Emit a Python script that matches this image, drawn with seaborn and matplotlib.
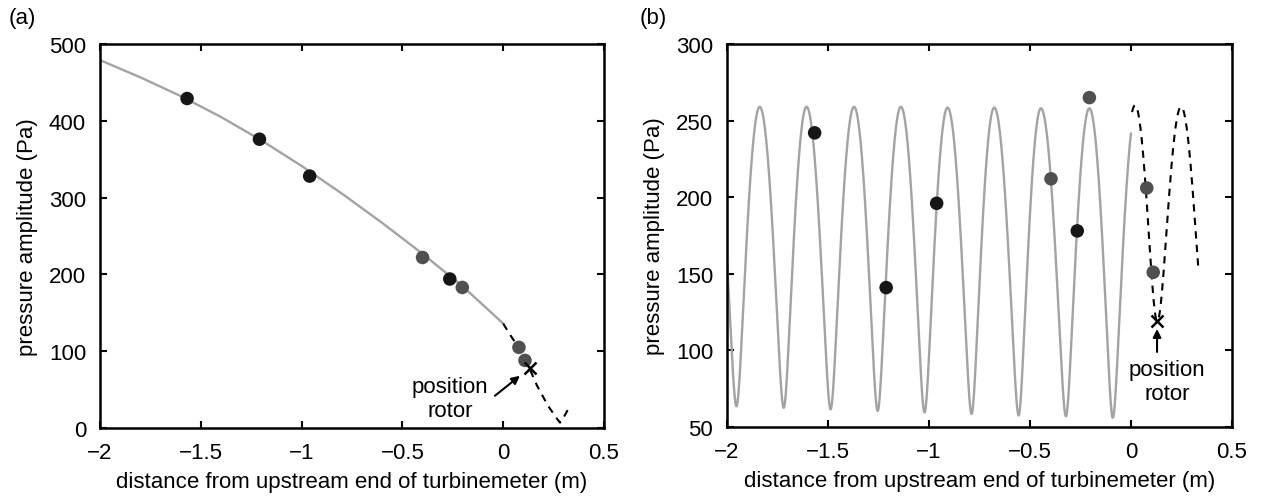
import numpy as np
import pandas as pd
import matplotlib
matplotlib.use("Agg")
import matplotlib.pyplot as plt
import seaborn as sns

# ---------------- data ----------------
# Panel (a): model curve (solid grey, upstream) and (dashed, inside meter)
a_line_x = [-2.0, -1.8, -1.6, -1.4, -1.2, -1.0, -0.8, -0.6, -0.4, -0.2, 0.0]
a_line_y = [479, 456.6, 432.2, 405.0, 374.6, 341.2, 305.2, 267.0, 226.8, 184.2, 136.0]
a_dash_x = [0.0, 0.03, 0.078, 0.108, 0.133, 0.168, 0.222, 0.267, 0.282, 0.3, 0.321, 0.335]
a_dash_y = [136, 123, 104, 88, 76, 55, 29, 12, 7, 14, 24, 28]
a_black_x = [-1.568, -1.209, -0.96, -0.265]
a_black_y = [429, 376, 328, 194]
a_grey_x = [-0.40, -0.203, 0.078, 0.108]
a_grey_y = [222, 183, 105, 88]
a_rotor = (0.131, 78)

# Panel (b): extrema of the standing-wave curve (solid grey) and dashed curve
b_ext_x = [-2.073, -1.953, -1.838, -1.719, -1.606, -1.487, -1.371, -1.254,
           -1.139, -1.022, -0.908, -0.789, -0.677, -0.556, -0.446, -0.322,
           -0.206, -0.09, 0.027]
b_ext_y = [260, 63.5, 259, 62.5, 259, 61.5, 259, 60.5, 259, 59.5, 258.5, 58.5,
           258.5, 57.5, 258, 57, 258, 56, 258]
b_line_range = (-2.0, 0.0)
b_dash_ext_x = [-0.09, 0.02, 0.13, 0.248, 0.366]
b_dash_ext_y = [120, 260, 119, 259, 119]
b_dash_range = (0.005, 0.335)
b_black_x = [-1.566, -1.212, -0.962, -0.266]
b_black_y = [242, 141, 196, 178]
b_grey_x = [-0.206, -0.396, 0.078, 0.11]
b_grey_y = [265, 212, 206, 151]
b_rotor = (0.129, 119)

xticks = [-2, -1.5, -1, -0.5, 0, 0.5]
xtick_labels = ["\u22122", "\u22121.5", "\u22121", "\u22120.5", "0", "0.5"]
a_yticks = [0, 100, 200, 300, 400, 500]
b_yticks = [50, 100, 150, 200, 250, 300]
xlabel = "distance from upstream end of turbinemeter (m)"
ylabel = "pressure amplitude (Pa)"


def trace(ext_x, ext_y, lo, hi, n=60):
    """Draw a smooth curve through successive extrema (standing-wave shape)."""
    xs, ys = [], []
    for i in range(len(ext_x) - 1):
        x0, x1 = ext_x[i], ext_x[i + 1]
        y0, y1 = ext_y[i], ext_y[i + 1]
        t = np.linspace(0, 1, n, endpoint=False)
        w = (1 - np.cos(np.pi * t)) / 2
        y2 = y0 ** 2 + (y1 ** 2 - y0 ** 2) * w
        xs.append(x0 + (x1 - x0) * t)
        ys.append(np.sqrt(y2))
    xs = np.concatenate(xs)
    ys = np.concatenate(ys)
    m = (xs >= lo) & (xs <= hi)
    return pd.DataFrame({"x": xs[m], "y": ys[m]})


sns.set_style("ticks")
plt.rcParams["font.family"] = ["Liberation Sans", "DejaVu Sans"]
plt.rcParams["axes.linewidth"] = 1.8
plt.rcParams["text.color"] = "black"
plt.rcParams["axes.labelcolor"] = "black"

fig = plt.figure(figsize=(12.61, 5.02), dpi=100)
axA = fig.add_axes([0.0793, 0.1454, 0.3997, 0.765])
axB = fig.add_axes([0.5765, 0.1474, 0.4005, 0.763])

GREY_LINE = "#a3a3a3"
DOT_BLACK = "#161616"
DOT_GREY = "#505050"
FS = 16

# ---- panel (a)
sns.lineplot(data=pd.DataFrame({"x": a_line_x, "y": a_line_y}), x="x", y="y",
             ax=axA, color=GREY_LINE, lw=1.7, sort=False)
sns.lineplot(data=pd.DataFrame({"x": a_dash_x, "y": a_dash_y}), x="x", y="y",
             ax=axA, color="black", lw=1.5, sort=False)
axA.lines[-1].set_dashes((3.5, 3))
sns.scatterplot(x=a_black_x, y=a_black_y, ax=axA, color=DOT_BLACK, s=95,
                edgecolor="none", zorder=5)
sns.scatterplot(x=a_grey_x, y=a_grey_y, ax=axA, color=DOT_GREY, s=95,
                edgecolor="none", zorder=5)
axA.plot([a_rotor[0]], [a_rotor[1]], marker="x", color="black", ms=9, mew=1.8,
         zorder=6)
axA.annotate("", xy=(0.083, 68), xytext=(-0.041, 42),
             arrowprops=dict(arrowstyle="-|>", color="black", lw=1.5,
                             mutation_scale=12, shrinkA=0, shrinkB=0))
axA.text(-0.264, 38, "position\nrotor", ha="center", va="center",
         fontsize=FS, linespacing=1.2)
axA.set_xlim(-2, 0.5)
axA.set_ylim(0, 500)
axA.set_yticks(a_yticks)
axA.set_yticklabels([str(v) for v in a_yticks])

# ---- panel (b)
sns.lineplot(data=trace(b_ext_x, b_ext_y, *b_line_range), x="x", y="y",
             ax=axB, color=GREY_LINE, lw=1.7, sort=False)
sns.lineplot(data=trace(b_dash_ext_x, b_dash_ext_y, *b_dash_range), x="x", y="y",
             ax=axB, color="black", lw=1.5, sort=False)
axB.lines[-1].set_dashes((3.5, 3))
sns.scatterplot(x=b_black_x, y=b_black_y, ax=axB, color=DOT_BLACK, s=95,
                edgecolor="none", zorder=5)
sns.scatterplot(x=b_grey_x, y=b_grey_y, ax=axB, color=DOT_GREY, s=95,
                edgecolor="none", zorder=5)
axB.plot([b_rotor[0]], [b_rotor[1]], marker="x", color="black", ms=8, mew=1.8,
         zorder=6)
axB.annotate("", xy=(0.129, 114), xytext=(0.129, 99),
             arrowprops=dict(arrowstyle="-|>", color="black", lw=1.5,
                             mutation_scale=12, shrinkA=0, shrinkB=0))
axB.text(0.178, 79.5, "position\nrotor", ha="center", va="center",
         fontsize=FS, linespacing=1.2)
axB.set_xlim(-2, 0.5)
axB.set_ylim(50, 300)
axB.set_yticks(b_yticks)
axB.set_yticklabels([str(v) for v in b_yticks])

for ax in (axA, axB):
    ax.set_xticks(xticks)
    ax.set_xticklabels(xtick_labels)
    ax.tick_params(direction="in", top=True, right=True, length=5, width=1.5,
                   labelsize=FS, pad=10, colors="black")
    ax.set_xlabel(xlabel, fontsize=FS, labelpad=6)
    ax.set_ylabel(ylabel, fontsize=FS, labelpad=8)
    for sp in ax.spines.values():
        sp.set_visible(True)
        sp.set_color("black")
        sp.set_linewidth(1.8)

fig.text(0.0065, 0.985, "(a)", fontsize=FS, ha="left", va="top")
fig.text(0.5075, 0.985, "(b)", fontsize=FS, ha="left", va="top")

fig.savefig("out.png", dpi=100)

= = = = =

_Exercise:_ Every line from the start of the listing above through the line with "a_rotor = (0.131, 78)" should be repeated exactly; skip the pictures and add nothing else.

_Correct answer:_
Emit a Python script that matches this image, drawn with seaborn and matplotlib.
import numpy as np
import pandas as pd
import matplotlib
matplotlib.use("Agg")
import matplotlib.pyplot as plt
import seaborn as sns

# ---------------- data ----------------
# Panel (a): model curve (solid grey, upstream) and (dashed, inside meter)
a_line_x = [-2.0, -1.8, -1.6, -1.4, -1.2, -1.0, -0.8, -0.6, -0.4, -0.2, 0.0]
a_line_y = [479, 456.6, 432.2, 405.0, 374.6, 341.2, 305.2, 267.0, 226.8, 184.2, 136.0]
a_dash_x = [0.0, 0.03, 0.078, 0.108, 0.133, 0.168, 0.222, 0.267, 0.282, 0.3, 0.321, 0.335]
a_dash_y = [136, 123, 104, 88, 76, 55, 29, 12, 7, 14, 24, 28]
a_black_x = [-1.568, -1.209, -0.96, -0.265]
a_black_y = [429, 376, 328, 194]
a_grey_x = [-0.40, -0.203, 0.078, 0.108]
a_grey_y = [222, 183, 105, 88]
a_rotor = (0.131, 78)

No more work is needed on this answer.